I think in many cases what people are driven to do in this situation is to try and get rid of the difficult part of life immediately, by whatever means possible. However, I still think experiences like this are valuable, and they shouldn’t be discarded as though worthless. I think that experiences of our essential loneliness are profoundly important. But they are very hard to bear.
I sat outside a few nights ago, feeling more depressed than I have in a very long time. I started crying and by some strange circumstance it also started raining. Little events like these happen to me often. I often feel like the world outside of human constructs is my true home, and that in a strange way it listens and holds me no matter what happens. It will always be there.
Sometimes it really does feel like the entire human world is conspiring against you. The core of my feeling on the patio was a complete lack of being valued. Things have been rough at work lately, and also with certain very important interpersonal relationships. Feeling a lack of value, like a piece of trash to be discarded by the rest of society, is basically the lowest a person can go. To feel unwelcome, unwanted, and uncared for brings about the deepest depression a person can experience. I think this is how people who are far less fortunate than me, such as the houseless and the incarcerated, feel on a daily basis.

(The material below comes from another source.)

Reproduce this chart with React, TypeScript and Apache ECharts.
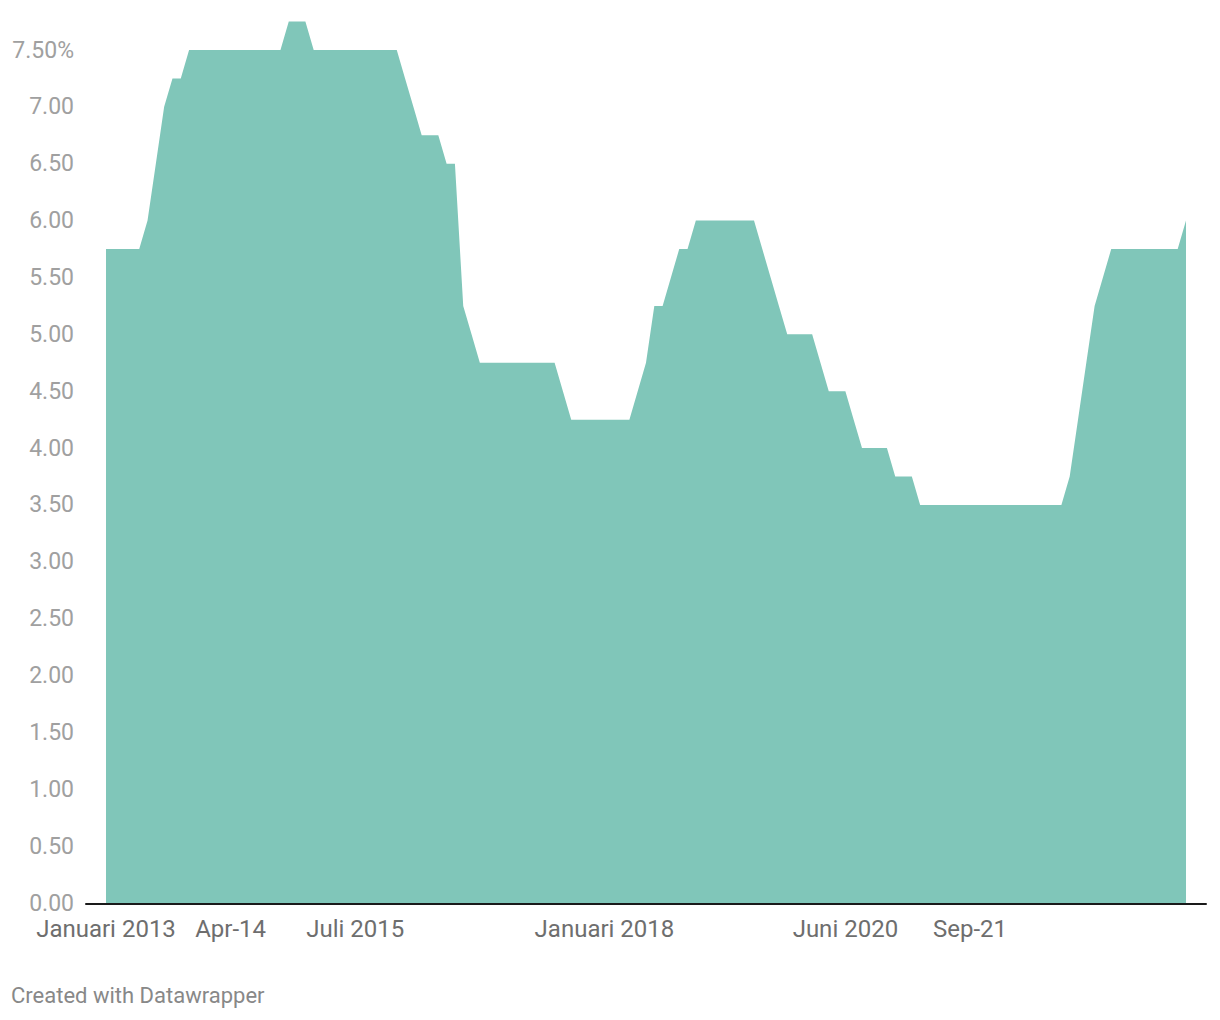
import React, { useEffect, useRef } from "react";
import * as echarts from "echarts";

// Monthly policy rate (%), January 2013 .. November 2023
const rates: number[] = [
  5.75, 5.75, 5.75, 5.75, 5.75, 6.0, 6.5, 7.0, 7.25, 7.25,
  7.5, 7.5, 7.5, 7.5, 7.5, 7.5, 7.5, 7.5, 7.5, 7.5,
  7.5, 7.5, 7.75, 7.75, 7.75, 7.5, 7.5, 7.5, 7.5, 7.5,
  7.5, 7.5, 7.5, 7.5, 7.5, 7.5, 7.25, 7.0, 6.75, 6.75,
  6.75, 6.5, 6.5, 5.25, 5.0, 4.75, 4.75, 4.75, 4.75, 4.75,
  4.75, 4.75, 4.75, 4.75, 4.75, 4.5, 4.25, 4.25, 4.25, 4.25,
  4.25, 4.25, 4.25, 4.25, 4.5, 4.75, 5.25, 5.25, 5.5, 5.75,
  5.75, 6.0, 6.0, 6.0, 6.0, 6.0, 6.0, 6.0, 6.0, 5.75,
  5.5, 5.25, 5.0, 5.0, 5.0, 5.0, 4.75, 4.5, 4.5, 4.5,
  4.25, 4.0, 4.0, 4.0, 4.0, 3.75, 3.75, 3.75, 3.5, 3.5,
  3.5, 3.5, 3.5, 3.5, 3.5, 3.5, 3.5, 3.5, 3.5, 3.5,
  3.5, 3.5, 3.5, 3.5, 3.5, 3.5, 3.75, 4.25, 4.75, 5.25,
  5.5, 5.75, 5.75, 5.75, 5.75, 5.75, 5.75, 5.75, 5.75, 5.75,
  6.0,
];

const startYear = 2013;
const months: string[] = rates.map((_, i) => {
  const y = startYear + Math.floor(i / 12);
  const m = (i % 12) + 1;
  return `${y}-${m < 10 ? "0" + m : m}`;
});

const tickIndices: number[] = [0, 15, 30, 60, 89, 104];
const tickLabels: string[] = [
  "Januari 2013",
  "Apr-14",
  "Juli 2015",
  "Januari 2018",
  "Juni 2020",
  "Sep-21",
];

const yMin = 0;
const yMax = 7.5;
const yStep = 0.5;

const FONT = "Roboto";

export default function App() {
  const ref = useRef<HTMLDivElement>(null);

  useEffect(() => {
    if (!ref.current) return;
    const chart = echarts.init(ref.current, null, { renderer: "svg" });
    chart.setOption({
      animation: false,
      backgroundColor: "#ffffff",
      textStyle: { fontFamily: FONT },
      grid: [
        { left: 106, right: 34, top: 50, bottom: 117 },
        { left: 86, right: 14, top: 50, bottom: 116 },
      ],
      xAxis: [
        {
          type: "category",
          gridIndex: 0,
          data: months,
          boundaryGap: false,
          axisLine: { show: false },
          axisTick: { show: false },
          splitLine: { show: false },
          axisLabel: {
            interval: (index: number) => tickIndices.indexOf(index) >= 0,
            formatter: (_v: string, index: number) => {
              const k = tickIndices.indexOf(index);
              return k >= 0 ? tickLabels[k] : "";
            },
            color: "#6e6e6e",
            fontSize: 24,
            fontFamily: FONT,
            margin: 14,
          },
        },
        {
          type: "value",
          gridIndex: 1,
          min: 0,
          max: 1,
          z: 10,
          axisLine: { show: true, lineStyle: { color: "#1a1a1a", width: 2 } },
          axisTick: { show: false },
          axisLabel: { show: false },
          splitLine: { show: false },
        },
      ],
      yAxis: [
        {
          type: "value",
          gridIndex: 0,
          min: yMin,
          max: yMax,
          interval: yStep,
          axisLine: { show: false },
          axisTick: { show: false },
          splitLine: { show: false },
          axisLabel: {
            margin: 32,
            color: "#a0a0a0",
            fontSize: 23,
            fontFamily: FONT,
            formatter: (v: number) => (v === yMax ? v.toFixed(2) + "%" : v.toFixed(2)),
          },
        },
        {
          type: "value",
          gridIndex: 1,
          show: false,
          min: 0,
          max: 1,
        },
      ],
      series: [
        {
          type: "line",
          xAxisIndex: 0,
          yAxisIndex: 0,
          data: rates,
          symbol: "none",
          clip: false,
          lineStyle: { width: 0, opacity: 0 },
          areaStyle: { color: "#80c6b9", opacity: 1 },
          itemStyle: { color: "#80c6b9" },
        },
      ],
      graphic: [
        {
          type: "text",
          left: 11,
          top: 984,
          style: {
            text: "Created with Datawrapper",
            fill: "#888888",
            fontSize: 22,
            fontFamily: FONT,
          },
        },
      ],
    });
    return () => chart.dispose();
  }, []);

  return (
    <div
      ref={ref}
      style={{ position: "fixed", left: 0, top: 0, width: 1220, height: 1020 }}
    />
  );
}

Thankfully, I have things that I love. I love to walk. I love music. I love to cook. I still love taking beautiful photos. I love Anna. I love my family, and Anna’s family. I love the friends I have in distant places. I love technology. I love Thom Yorke. I love the taste of the bread Anna is getting better at baking. I love this tea I discovered called cota, that grows in groves along the Santa Fe river near where I live. I love my sister. I love my brothers. I love rain after sun and sun after rain. I love the pine-scent. I love the lizards that gulp down ants and live in the bushes on the patio. I love learning and reading. There is so much I love. And in this, I find value. And the value is reflected back at me: what I love, loves me, even if it is a rock, river, or tree. The world itself loves me back. And feeling that love, I will never be alone.